Additionally, two-thirds of Ukrainian pensioners receive a starvation-level minimum pension: UAH1,312, that is approx. USD40.6 per month. Even according to official standards this corresponds to about a half of the subsistence minimum necessary for survival.
Only 12.8 million employees paying retirement pension contributions are currently working to support the Ukrainian pensioners. In Ustenko’s opinion, the proportions are already reversed – there are as many as 12 retirees for every 10 workers, and the burden placed on one employee, due to the needs of the pension system, is already one and a half times higher than the permissible levels.
“Mass emigration will soon lead to a situation where we will have 1.5 statistical retirees per one employee,” estimates Ustenko.
Remittances are keeping the country afloat
The only positive aspect of the mass economic emigration of Ukrainians is the increasing stream of money sent back to families remaining in the country. According to the NBU, this year migrant workers could transfer a total of USD9.3bn to Ukraine. That’s about USD2bn more than in 2017.

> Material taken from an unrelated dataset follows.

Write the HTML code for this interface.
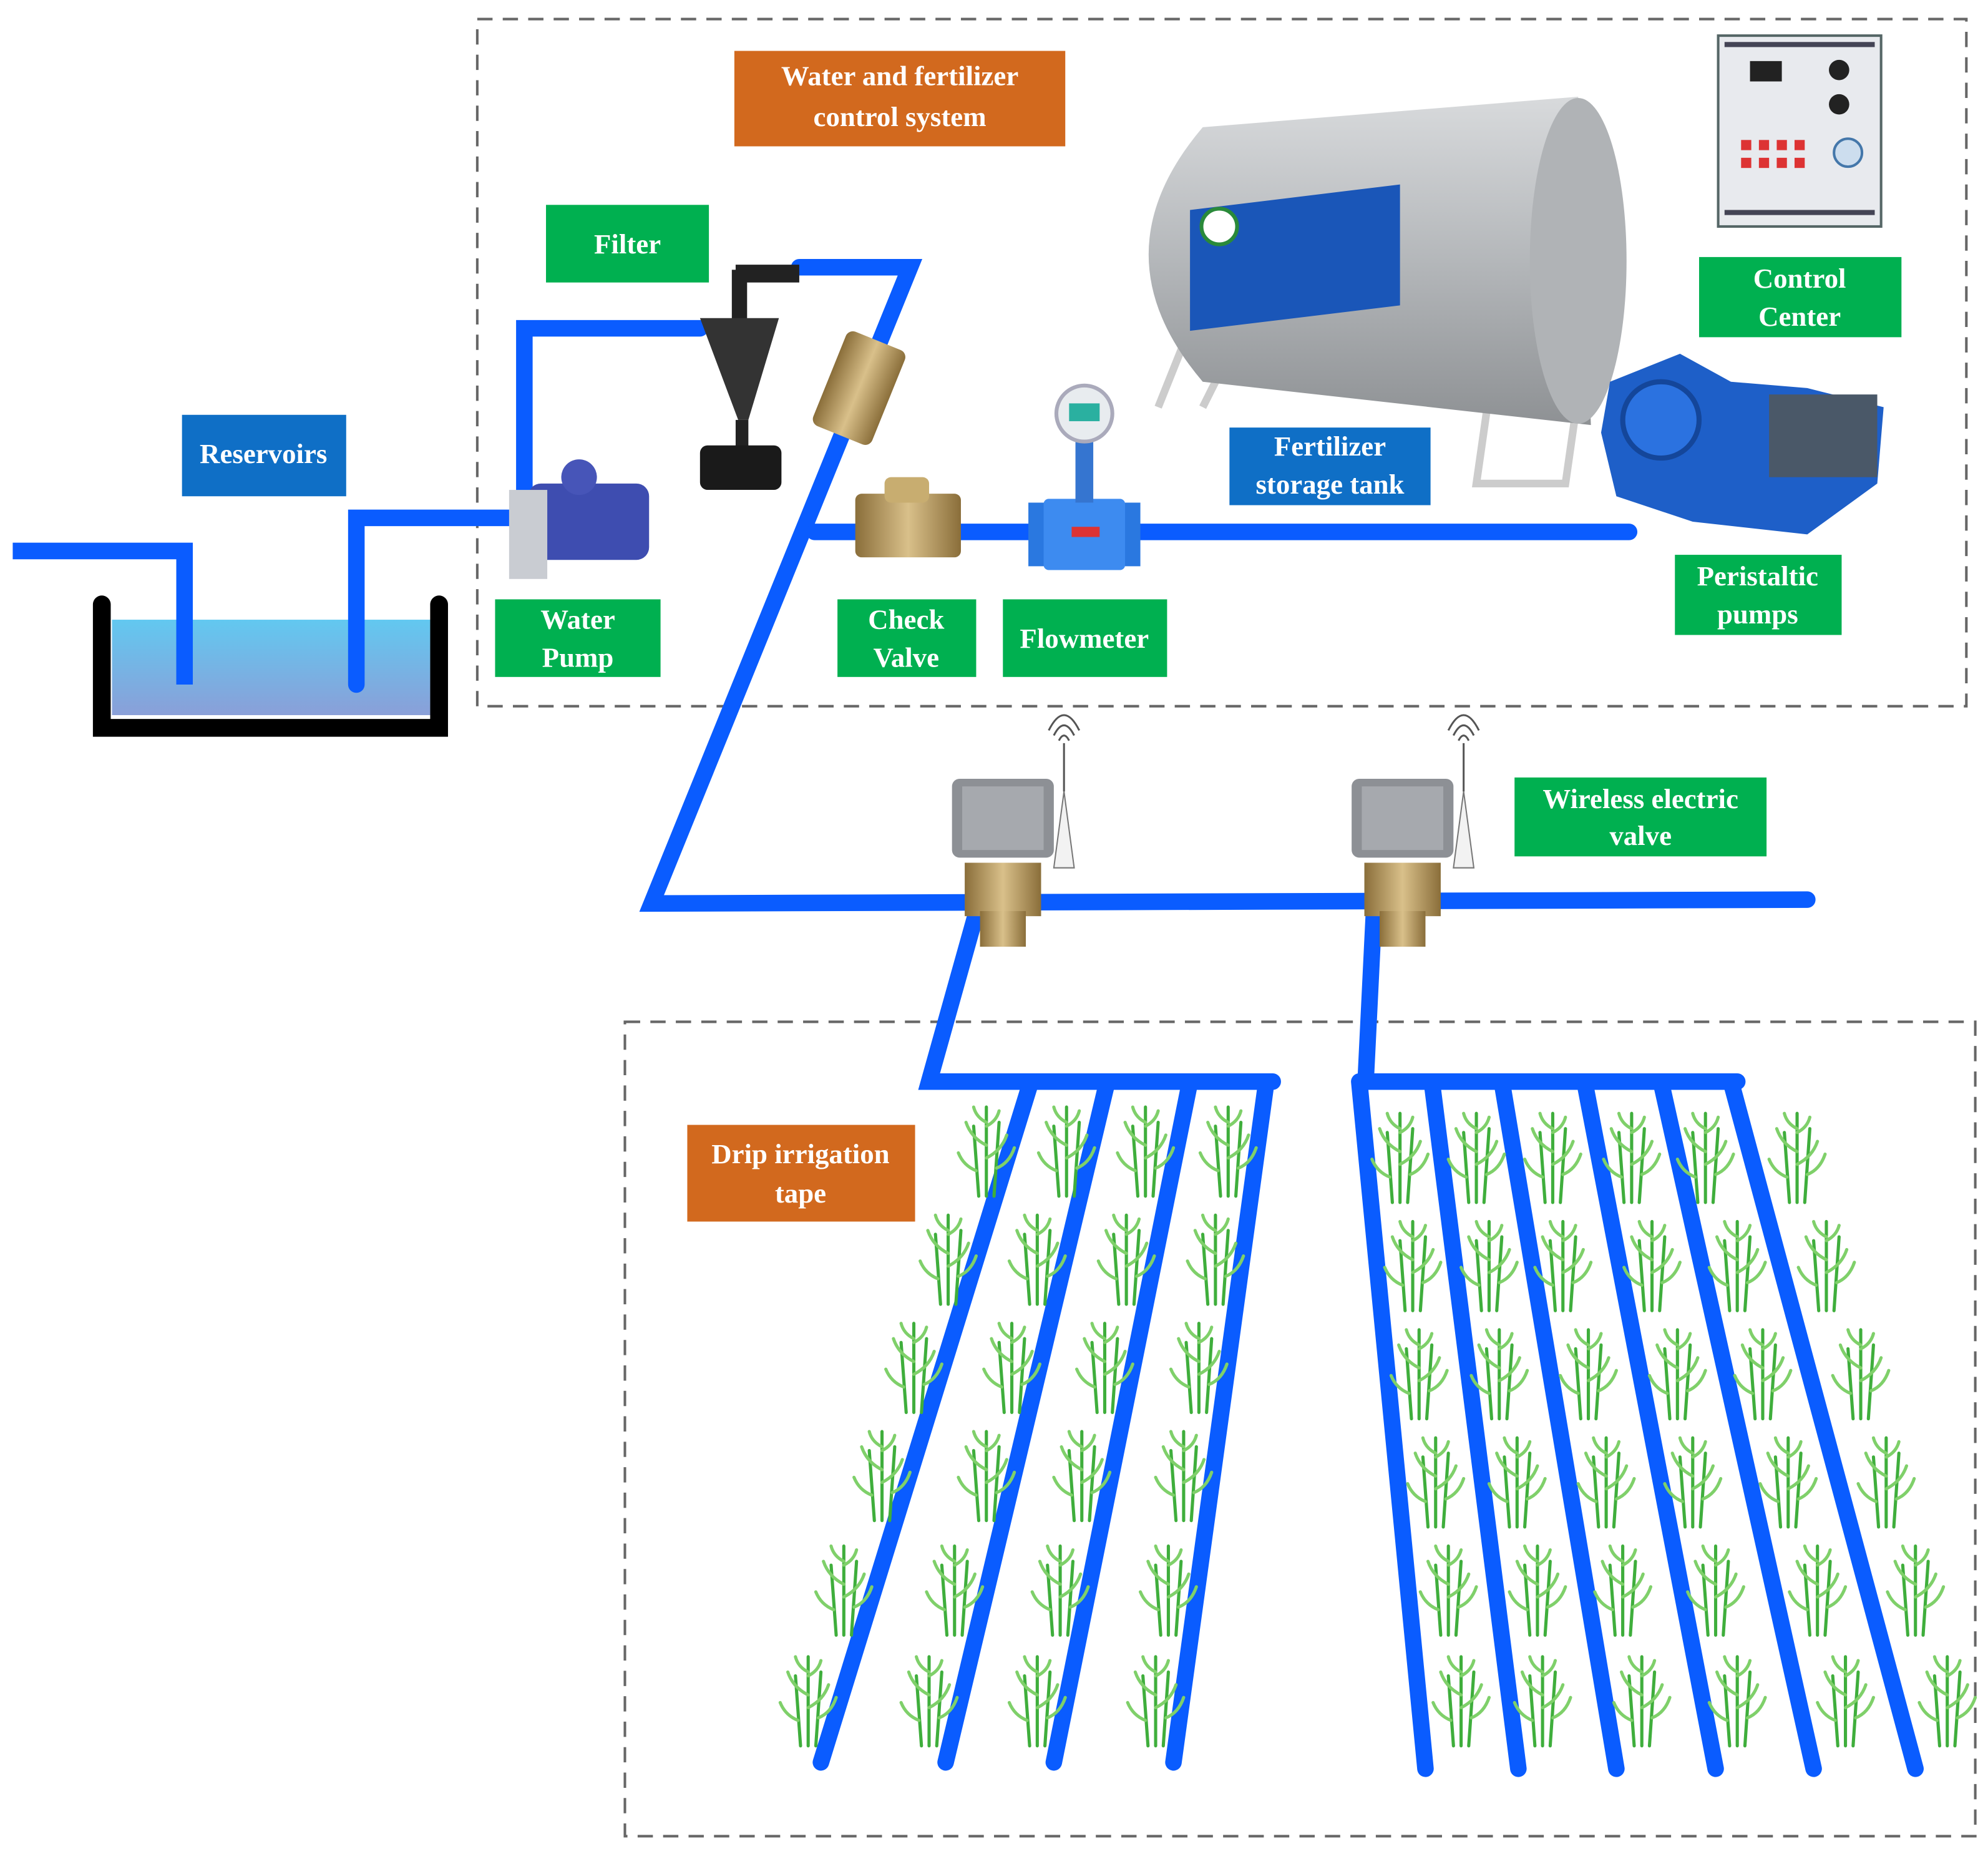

For comparison—last year the total value of direct foreign investments in Ukraine reached USD2.5bn. According to estimates presented by the chairman of the Committee of Economists of Ukraine Andriy Novak, approx. USD1.5bn out of this amount are in reality funds previously siphoned off to tax havens by the oligarchs that have now been bought back to the country. Only USD1bn is capital actually invested in Ukraine by foreign investors.
“Today the funds sent by the migrant workers have a greater impact on the foreign exchange balance than the investments supposedly attracted by the authorities,” commented Novak.
Over time, however, this stream of money may dry up as well. Thus far, the structure of economic migration was dominated by people going to work abroad for a short period of time, who were sending money to their families remaining in the country. Now a reverse trend is becoming increasingly visible—after settling in their new country the economic migrants are bringing their families over to join them. The need to transfer money to Ukraine therefore may disappear.